XiangLi1999 / Diffusion-LM

Diffusion-LM
Apache License 2.0
1.05k stars 135 forks source link

E2E training procedure #67

Open elephantmipt opened 1 year ago

elephantmipt commented 1 year ago

Hi,

Thank you for sharing the code from your insightful paper!

I'm attempting to train the model using the end-to-end (e2e) setup, and I've encountered an issue related to embeddings. As I understand, you're utilizing the TextDataset_NoCache class for the dataset, which comprises the model's embedding.

https://github.com/XiangLi1999/Diffusion-LM/blob/759889d58ef38e2eed41a8c34db8032e072826f4/improved-diffusion/improved_diffusion/text_datasets.py#L815-L828

In the training script, you're passing model=None to the load_data_text function.

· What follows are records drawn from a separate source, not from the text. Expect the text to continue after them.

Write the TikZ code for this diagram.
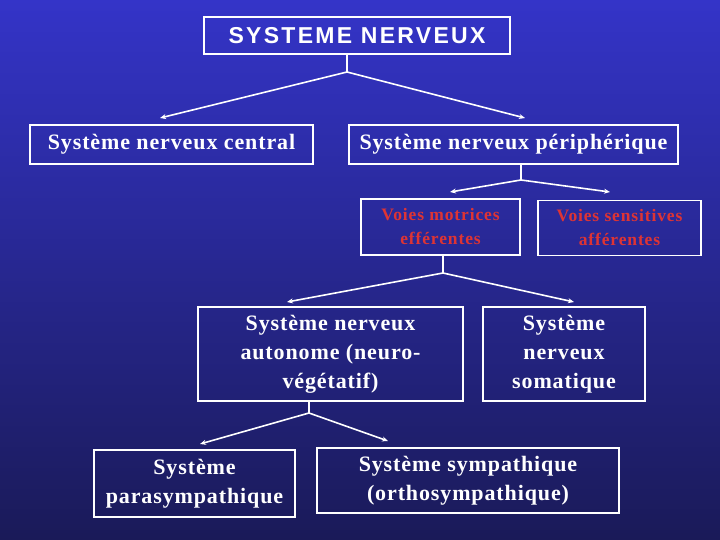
\documentclass[tikz,border=0pt]{standalone}
\usepackage{fontspec}
\setmainfont{Liberation Serif}
\setsansfont{Liberation Sans}
\usetikzlibrary{arrows.meta}
\definecolor{fond-haut}{RGB}{52,52,200}
\definecolor{fond-bas}{RGB}{26,26,88}
\definecolor{voies}{RGB}{222,52,52}

\begin{document}
\begin{tikzpicture}[x=1pt, y=-1pt,
    boite/.style={draw=white, line width=1.5pt, text=white, align=center, inner sep=0pt,
      font=\bfseries\addfontfeatures{LetterSpace=4}\fontsize{22}{29}\selectfont},
    petite/.style={boite, text=voies, font=\bfseries\addfontfeatures{LetterSpace=5}\fontsize{17.5}{24}\selectfont},
    titre/.style={boite, font=\sffamily\bfseries\addfontfeatures{LetterSpace=10}\fontsize{23}{24}\selectfont},
    fil/.style={white, line width=1.6pt},
    fleche/.style={fil, -{Stealth[length=6pt, width=5pt]}}]

    % fond
    \shade[top color=fond-haut, bottom color=fond-bas] (0,0) rectangle (720,540);

    % boites
    \node[titre, minimum width=306pt, minimum height=37pt] (sn) at (357,35.5) {SYSTEME NERVEUX};
    \node[boite, minimum width=283pt, minimum height=39pt] (snc) at (171.5,144.5) {Système nerveux central};
    \node[boite, minimum width=329pt, minimum height=39pt] (snp) at (513.5,144.5) {Système nerveux périphérique};
    \node[petite, minimum width=159pt, minimum height=56pt] (motrices) at (440.5,227) {Voies motrices\\efférentes};
    \node[petite, minimum width=163pt, minimum height=55pt] (sensitives) at (619.5,228) {Voies sensitives\\afférentes};
    \node[boite, minimum width=265pt, minimum height=94pt] (autonome) at (330.5,354) {Système nerveux\\autonome (neuro-\\végétatif)};
    \node[boite, minimum width=162pt, minimum height=94pt] (somatique) at (564,354) {Système\\nerveux\\somatique};
    \node[boite, minimum width=201pt, minimum height=67pt] (para) at (194.5,483.5) {Système\\parasympathique};
    \node[boite, minimum width=302pt, minimum height=65pt] (sympa) at (468,480.5) {Système sympathique\\(orthosympathique)};

    % embranchements
    \coordinate (j1) at (347,72);
    \coordinate (j2) at (521,180);
    \coordinate (j3) at (443,273);
    \coordinate (j4) at (309,413);
    \coordinate (a1) at (160,118);
    \coordinate (a2) at (525,118);
    \coordinate (a3) at (450,192);
    \coordinate (a4) at (610,192);
    \coordinate (a5) at (287,302);
    \coordinate (a6) at (574,302);
    \coordinate (a7) at (200,444);
    \coordinate (a8) at (388,441);

    \draw[fil] (sn.south -| j1) -- (j1);
    \draw[fleche] (j1) -- (a1);
    \draw[fleche] (j1) -- (a2);
    \draw[fil] (snp.south -| j2) -- (j2);
    \draw[fleche] (j2) -- (a3);
    \draw[fleche] (j2) -- (a4);
    \draw[fil] (motrices.south -| j3) -- (j3);
    \draw[fleche] (j3) -- (a5);
    \draw[fleche] (j3) -- (a6);
    \draw[fil] (autonome.south -| j4) -- (j4);
    \draw[fleche] (j4) -- (a7);
    \draw[fleche] (j4) -- (a8);

\end{tikzpicture}
\end{document}
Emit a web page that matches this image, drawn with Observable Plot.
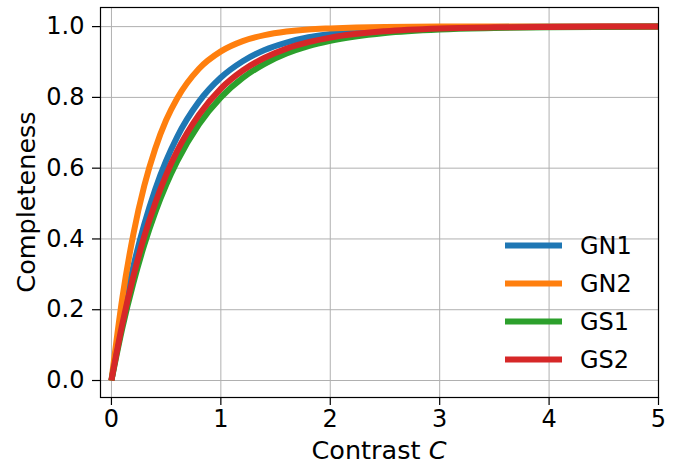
<!DOCTYPE html>
<html>
<head>
<meta charset="utf-8">
<script src="https://cdn.jsdelivr.net/npm/d3@7"></script>
<script src="https://cdn.jsdelivr.net/npm/@observablehq/plot@0.6"></script>
<style>
  html, body { margin: 0; padding: 0; background: #fff; }
  #chart { width: 678px; height: 466px; }
</style>
</head>
<body>
<div id="chart"></div>
<script>
const contrast = [0, 0.1, 0.2, 0.3, 0.4, 0.5, 0.6, 0.8, 1.0, 1.2, 1.4, 1.6, 1.8, 2.0, 2.5, 3.0, 3.5, 4.0, 4.5, 5.0];
const gn1 = [0, 0.176, 0.322, 0.441, 0.540, 0.621, 0.688, 0.788, 0.856, 0.902, 0.934, 0.955, 0.970, 0.979, 0.992, 0.997, 0.999, 1.0, 1.0, 1.0];
const gn2 = [0, 0.234, 0.413, 0.550, 0.655, 0.736, 0.797, 0.881, 0.930, 0.959, 0.976, 0.986, 0.992, 0.995, 0.999, 1.0, 1.0, 1.0, 1.0, 1.0];
const gs1 = [0, 0.149, 0.275, 0.383, 0.475, 0.553, 0.619, 0.724, 0.800, 0.855, 0.895, 0.924, 0.945, 0.960, 0.982, 0.992, 0.996, 0.998, 0.999, 1.0];
const gs2 = [0, 0.160, 0.294, 0.407, 0.501, 0.581, 0.648, 0.751, 0.825, 0.876, 0.912, 0.938, 0.956, 0.969, 0.987, 0.995, 0.998, 0.999, 1.0, 1.0];
const seriesNames = ["GN1", "GN2", "GS1", "GS2"];
const seriesValues = [gn1, gn2, gs1, gs2];
const seriesColors = ["#1f77b4", "#ff7f0e", "#2ca02c", "#d62728"];
const xTicks = [0, 1, 2, 3, 4, 5];
const yTicks = [0, 0.2, 0.4, 0.6, 0.8, 1.0];

const rows = [];
seriesNames.forEach((name, i) => {
  contrast.forEach((c, j) => rows.push({series: name, x: c, y: seriesValues[i][j]}));
});

const W = 678, H = 466;
const mL = 100, mR = 20, mT = 7, mB = 69;
const font = "DejaVu Sans, sans-serif";
const fs = 24;
const fsLabel = 25.5;

const chart = Plot.plot({
  width: W,
  height: H,
  marginLeft: mL,
  marginRight: mR,
  marginTop: mT,
  marginBottom: mB,
  style: {fontFamily: font, fontSize: fs + "px", background: "white", color: "black"},
  x: {domain: [-0.1, 5], ticks: xTicks},
  y: {domain: [-0.048, 1.054], ticks: yTicks},
  color: {domain: seriesNames, range: seriesColors},
  marks: [
    Plot.gridX(xTicks, {stroke: "#b0b0b0", strokeOpacity: 1, strokeWidth: 1}),
    Plot.gridY(yTicks, {stroke: "#b0b0b0", strokeOpacity: 1, strokeWidth: 1}),
    Plot.line(rows, {x: "x", y: "y", z: "series", stroke: "series", strokeWidth: 6, curve: "monotone-x", clip: "frame", strokeLinecap: "butt"}),
    Plot.axisX(xTicks, {tickSize: 8, tickPadding: 4, fontSize: fs, label: null, tickFormat: d3.format("d"), strokeWidth: 1.2}),
    Plot.axisY(yTicks, {tickSize: 8, tickPadding: 8, fontSize: fs, label: null, tickFormat: d3.format(".1f"), strokeWidth: 1.2}),
    Plot.frame({stroke: "black", strokeWidth: 1.2})
  ]
});

const svg = d3.select(chart);
// axis labels
const xl = svg.append("text")
  .attr("x", 379).attr("y", 459)
  .attr("text-anchor", "middle")
  .style("font-family", font).style("font-size", fsLabel + "px").attr("fill", "black");
xl.append("tspan").text("Contrast ");
xl.append("tspan").style("font-style", "italic").text("C");
svg.append("text")
  .attr("transform", `translate(26, 202) rotate(-90)`)
  .attr("text-anchor", "middle").attr("dy", "0.36em")
  .style("font-family", font).style("font-size", fsLabel + "px").attr("fill", "black")
  .text("Completeness");

// legend
const lg = svg.append("g");
seriesNames.forEach((name, i) => {
  const y = 245.5 + i * 38;
  lg.append("line").attr("x1", 505).attr("x2", 562).attr("y1", y).attr("y2", y)
    .attr("stroke", seriesColors[i]).attr("stroke-width", 6);
  lg.append("text").attr("x", 580).attr("y", y).attr("dy", "0.36em")
    .attr("text-anchor", "start")
    .style("font-family", font).style("font-size", fs + "px").attr("fill", "black")
    .text(name);
});

document.getElementById("chart").appendChild(chart);
</script>
</body>
</html>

https://github.com/XiangLi1999/Diffusion-LM/blob/759889d58ef38e2eed41a8c34db8032e072826f4/improved-diffusion/scripts/train.py#L81-L105

I assume that the embeddings are initialized at:

https://github.com/XiangLi1999/Diffusion-LM/blob/main/improved-diffusion/improved_diffusion/text_datasets.py

However, in the e2e setup, it seems logical that one would want to use the continuously updated embeddings from the model. Looking through the training loop, I couldn't find any indication that the embeddings are updated from the model after each gradient step. Could you please shed light on how it's feasible to train embeddings end-to-end when the embeddings are housed within the dataset class?

Thank you for your time and clarification!